Planning decision should be quashed, argues householder who lives near Intel campus

The High Court has been asked to amend the grounds of a legal challenge brought over An Bord Pleanála's decision to allow Intel Ireland to proceed with a €3.76 billion expansion of its Co Kildare plant.

The action has been brought against the board by Thomas Reid, who lives a short distance from the Intel campus at Collinstown outside Leixlip which employs 4,500 people.

The proposed expansion, if given the go-ahead, would be one of the largest construction projects in the history of the State.

Mr Reid claims a decision by An Bord Pleanála in late 2019 giving Intel permission to extended and revise its manufacturing facility was contrary to EU Council directives, lacked sufficient reasons, was contrary to fair procedures and should be quashed.

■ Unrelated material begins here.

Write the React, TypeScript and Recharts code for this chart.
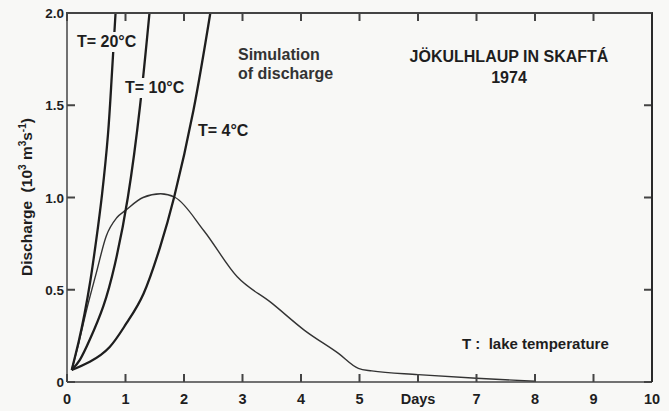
import { LineChart, Line, XAxis, YAxis } from "recharts"

const W = 669
const H = 411
const INK = "#1e1e1e"
const FRAME = "#444"
const BG = "#f8f8f6"
const FONT = "'Liberation Sans', Arial, Helvetica, sans-serif"

// plot box (set by the margins / axis sizes below)
const PLOT = { left: 67, top: 13, width: 585, height: 369 }

// axes
const dayTicks = [0, 1, 2, 3, 4, 5, 6, 7, 8, 9, 10]
const dayLabels = ["0", "1", "2", "3", "4", "5", "Days", "7", "8", "9", "10"]
const dischargeTicks = [0, 0.5, 1, 1.5, 2]
const dischargeLabels = ["0", "0.5", "1.0", "1.5", "2.0"]

// observed hydrograph (10^3 m3/s)
const observedDays = [0.08, 0.2, 0.35, 0.5, 0.67, 0.85, 1.0, 1.3, 1.6, 1.85, 2.34, 2.91, 3.49, 4.06, 4.64, 4.98, 5.21, 6.0, 7.0, 8.0]
const observedQ = [0.065, 0.21, 0.41, 0.59, 0.79, 0.89, 0.93, 1.0, 1.02, 1.0, 0.82, 0.57, 0.43, 0.28, 0.155, 0.074, 0.06, 0.04, 0.02, 0.004]

// simulations
const t20Days = [0.08, 0.2, 0.3, 0.4, 0.5, 0.6, 0.7, 0.76, 0.83]
const t20Q = [0.065, 0.22, 0.37, 0.55, 0.77, 1.02, 1.34, 1.63, 2.0]
const t10Days = [0.08, 0.22, 0.39, 0.62, 0.82, 1.04, 1.25, 1.41]
const t10Q = [0.065, 0.12, 0.23, 0.41, 0.64, 1.0, 1.5, 2.0]
const t4Days = [0.08, 0.39, 0.73, 1.02, 1.31, 1.59, 1.83, 2.16, 2.45]
const t4Q = [0.065, 0.11, 0.19, 0.32, 0.48, 0.73, 1.0, 1.47, 2.0]

const toRows = (days: number[], q: number[]) => days.map((d, i) => ({ day: d, q: q[i] }))

// inward tick marks on both opposite sides of the box, label outside
function BottomTick(p: any) {
  return (
    <g>
      <rect x={p.x - 1} y={p.y - 8} width={2} height={8} fill={FRAME} />
      <rect x={p.x - 1} y={p.y - PLOT.height} width={2} height={8} fill={FRAME} />
      <text x={p.x} y={p.y + 22} textAnchor="middle" fontSize={14.5} fontWeight="bold" fill={INK} fontFamily={FONT}>
        {dayLabels[dayTicks.indexOf(p.payload.value)]}
      </text>
    </g>
  )
}

function LeftTick(p: any) {
  return (
    <g>
      <rect x={p.x} y={p.y - 1} width={8} height={2} fill={FRAME} />
      <rect x={p.x + PLOT.width - 8} y={p.y - 1} width={8} height={2} fill={FRAME} />
      <text x={p.x - 3} y={p.y + 5} textAnchor="end" fontSize={13.5} fontWeight="bold" fill={INK} fontFamily={FONT}>
        {dischargeLabels[dischargeTicks.indexOf(p.payload.value)]}
      </text>
    </g>
  )
}

function Note({ x, y, size = 16, color = INK, align = "left", knockout = false, children }: any) {
  return (
    <div
      style={{
        position: "absolute",
        zIndex: 2,
        left: x,
        top: y,
        transform: align === "center" ? "translate(-50%, -50%)" : "translateY(-50%)",
        fontSize: size,
        lineHeight: 1,
        fontWeight: "bold",
        whiteSpace: "pre",
        padding: knockout ? "2px 1px" : 0,
        background: knockout ? BG : "transparent",
        color,
      }}
    >
      {children}
    </div>
  )
}

export default function App() {
  return (
    <div style={{ position: "absolute", left: 0, top: 0, width: W, height: H, background: BG, fontFamily: FONT, color: INK }}>
      <LineChart width={W} height={H} margin={{ top: PLOT.top, right: W - PLOT.left - PLOT.width, bottom: 0, left: 0 }}>
        <XAxis dataKey="day" type="number" domain={[0, 10]} ticks={dayTicks} interval={0} height={H - PLOT.top - PLOT.height}
          tickSize={0} tickMargin={0} tickLine={false} axisLine={{ stroke: FRAME, strokeWidth: 1.5 }} tick={BottomTick} />
        <YAxis type="number" domain={[0, 2]} ticks={dischargeTicks} interval={0} width={PLOT.left}
          tickSize={0} tickMargin={0} tickLine={false} axisLine={{ stroke: FRAME, strokeWidth: 1.5 }} tick={LeftTick} />
        <Line data={toRows(observedDays, observedQ)} dataKey="q" type="monotone" stroke="#333" strokeWidth={1.4} dot={false} isAnimationActive={false} />
        <Line data={toRows(t20Days, t20Q)} dataKey="q" type="natural" stroke={INK} strokeWidth={2.3} dot={false} isAnimationActive={false} />
        <Line data={toRows(t10Days, t10Q)} dataKey="q" type="natural" stroke={INK} strokeWidth={2.3} dot={false} isAnimationActive={false} />
        <Line data={toRows(t4Days, t4Q)} dataKey="q" type="natural" stroke={INK} strokeWidth={2.3} dot={false} isAnimationActive={false} />
      </LineChart>

      {/* top and right edges of the frame */}
      <div
        style={{
          position: "absolute",
          boxSizing: "border-box",
          left: PLOT.left - 1,
          top: PLOT.top - 1,
          width: PLOT.width + 2,
          height: PLOT.height + 1,
          borderTop: `2px solid ${FRAME}`,
          borderRight: "2px solid #2a2a2a",
          pointerEvents: "none",
        }}
      />

      <div
        style={{
          position: "absolute",
          left: 26,
          top: 197,
          transform: "translate(-50%, -50%) rotate(-90deg)",
          fontSize: 15.5,
          fontWeight: "bold",
          whiteSpace: "pre",
          lineHeight: 1,
        }}
      >
        Discharge  (10<sup style={{ fontSize: 10 }}>3</sup> m<sup style={{ fontSize: 10 }}>3</sup>s<sup style={{ fontSize: 10 }}>-1</sup>)
      </div>

      <Note x={76} y={42} knockout>T= 20°C</Note>
      <Note x={124} y={88} knockout>T= 10°C</Note>
      <Note x={198} y={131}>T= 4°C</Note>
      <Note x={238} y={55} color="#333">Simulation</Note>
      <Note x={238} y={74} color="#333">of discharge</Note>
      <Note x={509} y={57} align="center">JÖKULHLAUP IN SKAFTÁ</Note>
      <Note x={509} y={78} align="center">1974</Note>
      <Note x={462} y={343} size={15}>{"T :  lake temperature"}</Note>
    </div>
  )
}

Intel is a notice party to the action.

In a pretrial motion, Intel has asked the court to direct that aspects of Mr Reid’s action be amended and that certain material – documents relating to scientific and technical issues – the applicant seeks to use be excluded from the case.

Brian Kennedy SC, for Intel, said it wanted the claim amended as Mr Reid is seeking to argue issues before the High Court that counsel said were not raised by the applicant when the board was considering the matter.

Mr Reid had had every opportunity to make those arguments in his submissions to the board but had failed to do so, counsel added.

Intel’s application is supported by the board.

Rory Mulcahy SC, for the board, argued Mr Reid “let the opportunity go” to raise certain issues before the board before it granted permission but now seeks to raise those in the court action. He should not be allowed put those particular arguments before the court, counsel argued.

Opposing the motion

Mr Reid, represented by James Devlin SC, opposed the motion and said Mr Reid should be allowed to make his case in its entirety and present all the material included as part of the claim.

The application was heard by Mr Justice Richard Humphreys, the judge in charge of the High Court's strategic infrastructure development and commercial planning list.

Following the conclusion of submissions, the judge reserved his decision on the application.

The full hearing of the action will take place later this year.

Intel claims the proposed works form part of a strategic initiative to ensure that its Irish campus is optimised for the next generation of investment within the Intel corporation, when major future capital investments are being considered.

Intel says its campus is one of the most technologically advanced manufacturing processes in Europe and is at the forefront globally in the production of the group’s process technology.

Under the November 2019 planning permission, Intel estimates that the proposed works will cost some €3.76 billion, and 3,000 construction workers will be required over an estimated four-year building programme.

In 2015, Mr Reid won a landmark Supreme Court decision against IDA Ireland over the use of compulsory purchase orders for his 29-hectare Hedsor House farm, which is next to the US chip giant's current 160-hectare campus in Leixlip.

He had sued the IDA and the State after the IDA notified him of its intention to acquire the land.

The Supreme Court unanimously overturned a High Court decision and ruled the compulsory purchase could not go ahead.